Com o tempo, o casal começa a reconhecer que o vínculo não se encerra no luto, mas se redefine. Elaborar a perda é dar lugar à falta sem deixar que ela destrua o amor. A psicoterapia conduz a esse ponto de encontro: quando a dor deixa de ser abismo e passa a ser ponte, entre dois que seguem, lado a lado, aprendendo a existir depois do que se perdeu.
Reencontrar o Afeto: Transformando a Dor em Linguagem
Cada casal vive o luto de um modo singular. Alguns percebem logo que o vínculo se alterou e buscam ajuda antes que o afastamento se torne abismo. Outros só percebem quando a convivência já está marcada por irritabilidade, mal-humor constante ou um diálogo passivo-agressivo, em que o amor ainda existe, mas vem coberto por acusações e ressentimentos.
Além disso, há também quem se refugie no silêncio, transformando a dor em indiferença aparente. Nenhuma dessas reações é sinal de fraqueza. Alias são tentativas, ainda desorganizadas, de lidar com o que não se consegue nomear.
Quando os sentimentos não são reconhecidos, o luto encontra saídas confusas: explosões de raiva, cobranças, impaciência ou apatia. A agressividade, muitas vezes, é apenas a face visível de um desamparo que não encontrou palavras. O mal-humor e o distanciamento funcionam como defesas psíquicas contra o medo de desmoronar. No fundo, é a dor tentando sobreviver sem linguagem.

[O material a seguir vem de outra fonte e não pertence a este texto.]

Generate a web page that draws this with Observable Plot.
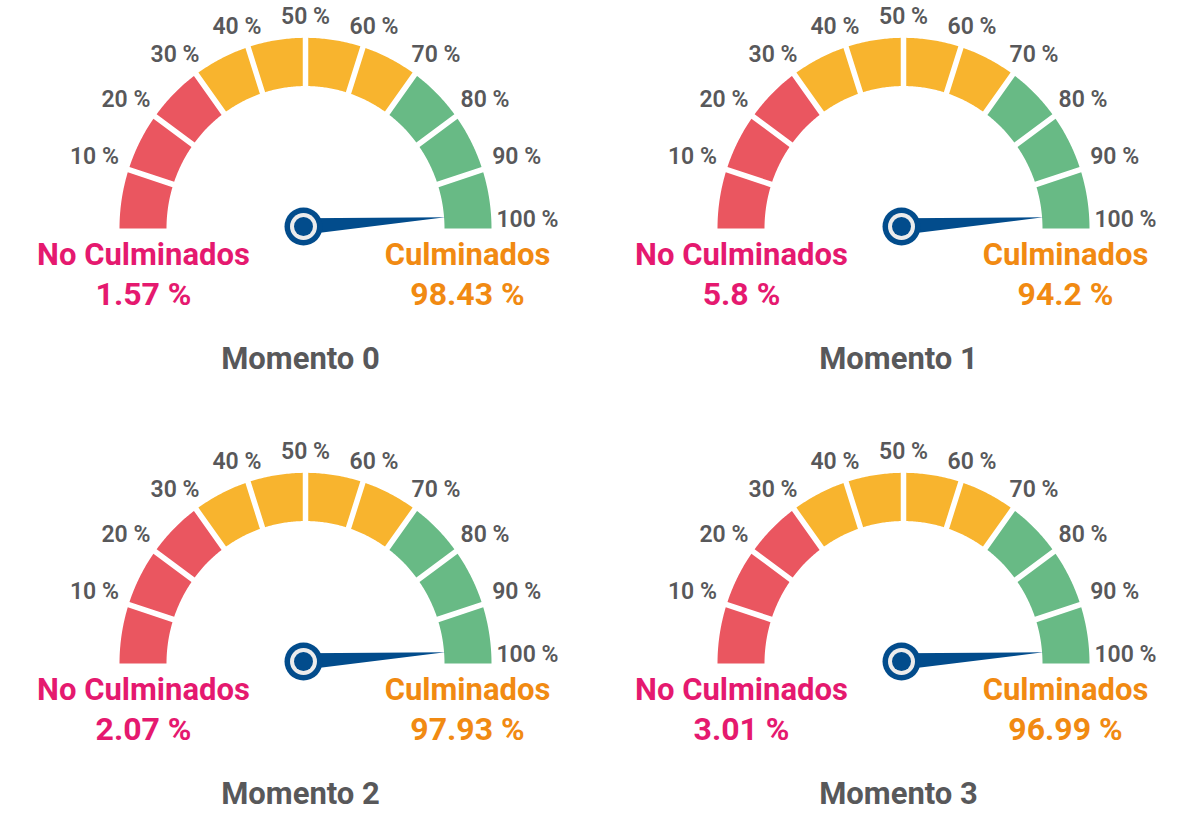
<!DOCTYPE html>
<html>
<head>
<meta charset="utf-8">
<script src="https://cdn.jsdelivr.net/npm/d3@7"></script>
<script src="https://cdn.jsdelivr.net/npm/@observablehq/plot@0.6"></script>
<style>
  html, body { margin: 0; padding: 0; background: #ffffff; }
  #wrap { position: relative; width: 1191px; height: 813px; overflow: hidden; }
  .cell { position: absolute; }
  .cell svg { display: block; }
</style>
</head>
<body>
<div id="wrap"></div>
<script>
// ---- data ----
const moments        = ["Momento 0", "Momento 1", "Momento 2", "Momento 3"];
const noCulminados   = [1.57, 5.8, 2.07, 3.01];
const culminados     = [98.43, 94.2, 97.93, 96.99];
const needleAt       = [98, 98, 98, 98];           // needle position on the 0–100 dial, as drawn
const tickValues     = [10, 20, 30, 40, 50, 60, 70, 80, 90, 100];
const tickLabels     = ["10 %", "20 %", "30 %", "40 %", "50 %", "60 %", "70 %", "80 %", "90 %", "100 %"];
const bandOf         = ["red", "red", "red", "yellow", "yellow", "yellow", "yellow", "green", "green", "green"];
const labelNo        = "No Culminados";
const labelYes       = "Culminados";

// ---- style ----
const bandColor = {red: "#EA5660", yellow: "#F8B42E", green: "#68BA85"};
const navy = "#024C8C", pink = "#E5196F", orange = "#F18A12", gray = "#58585A";
const FONT = "Roboto, 'Open Sans', sans-serif";

// ---- geometry (in px units, y up, gauge centre at 0,0) ----
const R_OUT = 186, R_IN = 139, GAP = 5.5;
const Y_STRETCH = 1.025;
const theta = p => Math.PI * (1 - p / 100);

function segmentPoints() {
  const pts = [];
  tickValues.forEach((p1, i) => {
    const p0 = i === 0 ? 0 : tickValues[i - 1];
    const t0 = theta(p0), t1 = theta(p1);
    const d0 = i === 0 ? 0 : GAP / 2;
    const d1 = i === tickValues.length - 1 ? 0 : GAP / 2;
    const n = 30;
    const a0o = t0 - Math.asin(d0 / R_OUT), a1o = t1 + Math.asin(d1 / R_OUT);
    const a0i = t0 - Math.asin(d0 / R_IN),  a1i = t1 + Math.asin(d1 / R_IN);
    for (let k = 0; k <= n; k++) {
      const a = a0o + (a1o - a0o) * k / n;
      pts.push({seg: i, color: bandColor[bandOf[i]], x: R_OUT * Math.cos(a), y: R_OUT * Math.sin(a)});
    }
    for (let k = 0; k <= n; k++) {
      const a = a1i + (a0i - a1i) * k / n;
      pts.push({seg: i, color: bandColor[bandOf[i]], x: R_IN * Math.cos(a), y: R_IN * Math.sin(a)});
    }
  });
  return pts;
}
const segs = segmentPoints();

const ticks = tickValues.map((v, i) => {
  const t = theta(v);
  return {label: tickLabels[i], x: 222 * Math.cos(t), y: 198 * Math.sin(t) + 9};
});

const pivot = {x: -2, y: 2};
function needle(p) {
  const t = theta(p), L = 142, w = 8;
  const tip = {x: pivot.x + L * Math.cos(t), y: pivot.y + L * Math.sin(t)};
  return [
    {x: pivot.x - w * Math.sin(t), y: pivot.y + w * Math.cos(t)},
    tip,
    {x: pivot.x + w * Math.sin(t), y: pivot.y - w * Math.cos(t)}
  ];
}

// layout of the 2×2 grid
const cells = [
  {left: 0,   top: 0,   w: 596, h: 435, cx: 305, cy: 228},
  {left: 595, top: 0,   w: 596, h: 435, cx: 308, cy: 228},
  {left: 0,   top: 435, w: 596, h: 378, cx: 305, cy: 228},
  {left: 595, top: 435, w: 596, h: 378, cx: 308, cy: 228}
];

const wrap = document.getElementById("wrap");
moments.forEach((m, i) => {
  const c = cells[i];
  const chart = Plot.plot({
    width: c.w, height: c.h,
    margin: 0,
    x: {domain: [-c.cx, c.w - c.cx], axis: null},
    y: {domain: [(c.cy - c.h) / Y_STRETCH, c.cy / Y_STRETCH], axis: null},
    color: {type: "identity"},
    style: {fontFamily: FONT, background: "transparent", overflow: "visible"},
    marks: [
      Plot.line(segs, {x: "x", y: "y", z: "seg", fill: "color", stroke: "none"}),
      Plot.text(ticks, {x: "x", y: "y", text: "label", fontSize: 23, fontWeight: 600, fill: gray}),
      Plot.line(needle(needleAt[i]), {x: "x", y: "y", fill: navy, stroke: "none"}),
      Plot.dot([pivot], {x: "x", y: "y", r: 19, fill: navy, stroke: "none"}),
      Plot.dot([pivot], {x: "x", y: "y", r: 13.5, fill: "#ECECEC", stroke: "none"}),
      Plot.dot([pivot], {x: "x", y: "y", r: 9.5, fill: navy, stroke: "none"}),
      Plot.text([labelNo], {x: -162, y: -26, text: d => d, fontSize: 31, fontWeight: 700, fill: pink}),
      Plot.text([noCulminados[i]], {x: -162, y: -65, text: d => `${d} %`, fontSize: 32, fontWeight: 700, fill: pink}),
      Plot.text([labelYes], {x: 162, y: -26, text: d => d, fontSize: 31, fontWeight: 700, fill: orange}),
      Plot.text([culminados[i]], {x: 162, y: -65, text: d => `${d} %`, fontSize: 32, fontWeight: 700, fill: orange}),
      Plot.text([m], {x: -5, y: -127.5, text: d => d, fontSize: 31, fontWeight: 700, fill: gray})
    ]
  });
  const div = document.createElement("div");
  div.className = "cell";
  div.style.left = c.left + "px";
  div.style.top = c.top + "px";
  div.appendChild(chart);
  wrap.appendChild(div);
});
</script>
</body>
</html>
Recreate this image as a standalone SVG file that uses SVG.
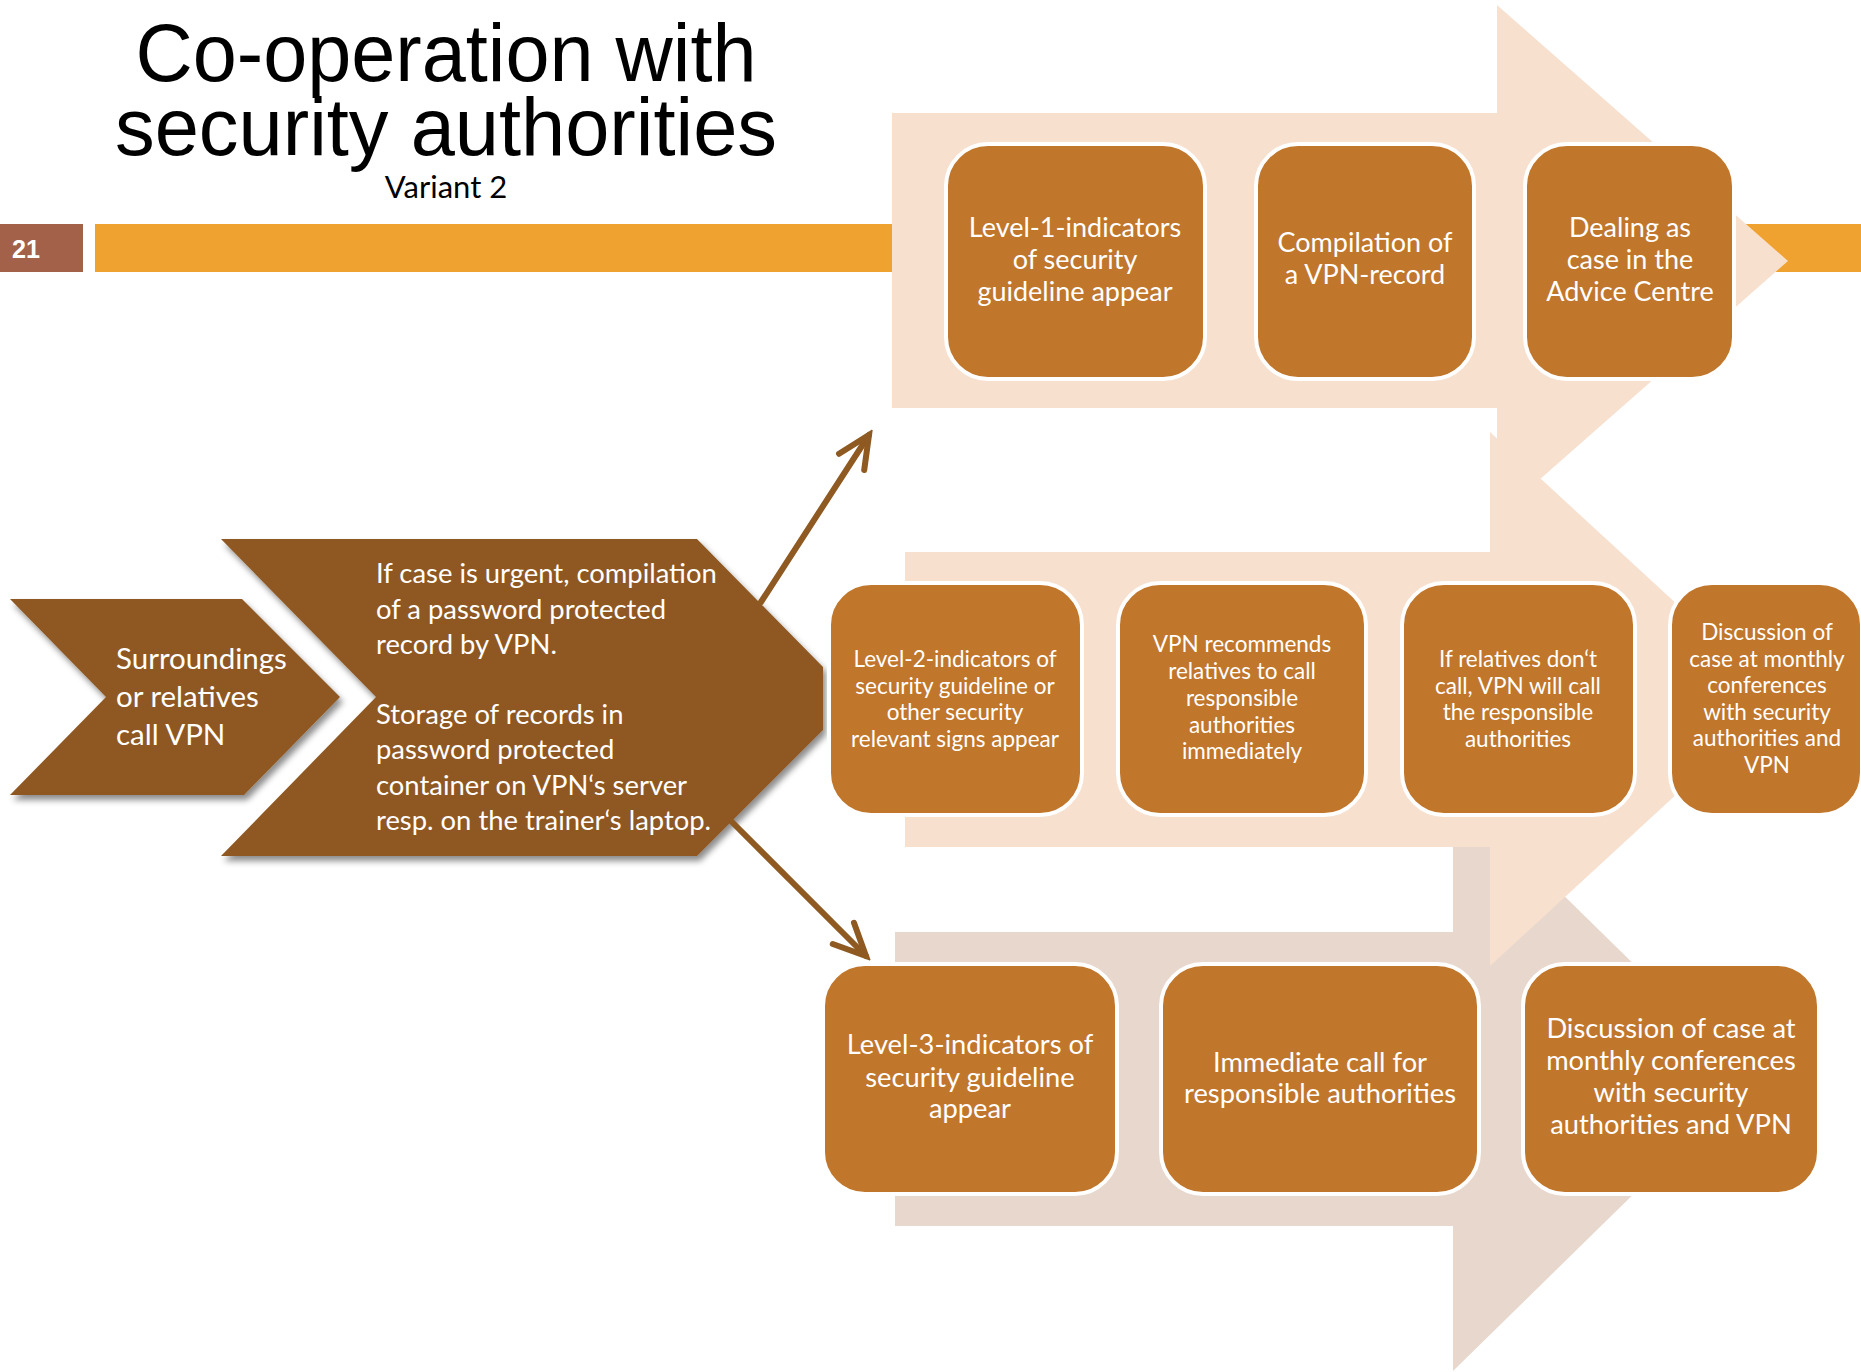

A psicoterapia oferece o espaço onde esse sofrimento pode, enfim, ser traduzido. Como lembra André Green, “a palavra é o corpo do afeto” é por meio dela que o casal recupera o contato com o que sente. Ao aprender a falar sobre o que doeu, sem julgamento nem pressa, a raiva perde força e a ternura reaparece. Reencontrar o afeto, nesse sentido, é devolver humanidade ao vínculo: permitir que a dor se torne diálogo e que o diálogo volte a ser encontro.

Conclusão: Reencontrar-se nas perdas é possível.
Se você chegou até aqui, talvez carregue em silêncio algo que o mundo não costuma ver: o peso da perda, o cansaço de seguir funcionando, o medo de nunca mais se sentir inteira. A perda gestacional é uma ruptura na alma, um amor interrompido.
A psicoterapia individual ou de casal, no formato online, pode ser o primeiro lugar onde essa dor encontra descanso. Um espaço onde você não precisa se justificar, nem ser forte. Aqui, a perda ganha palavra, o corpo volta a ser ouvido e a culpa começa a ceder. É um processo que devolve presença consigo mesma, com quem você ama, com a vida que segue.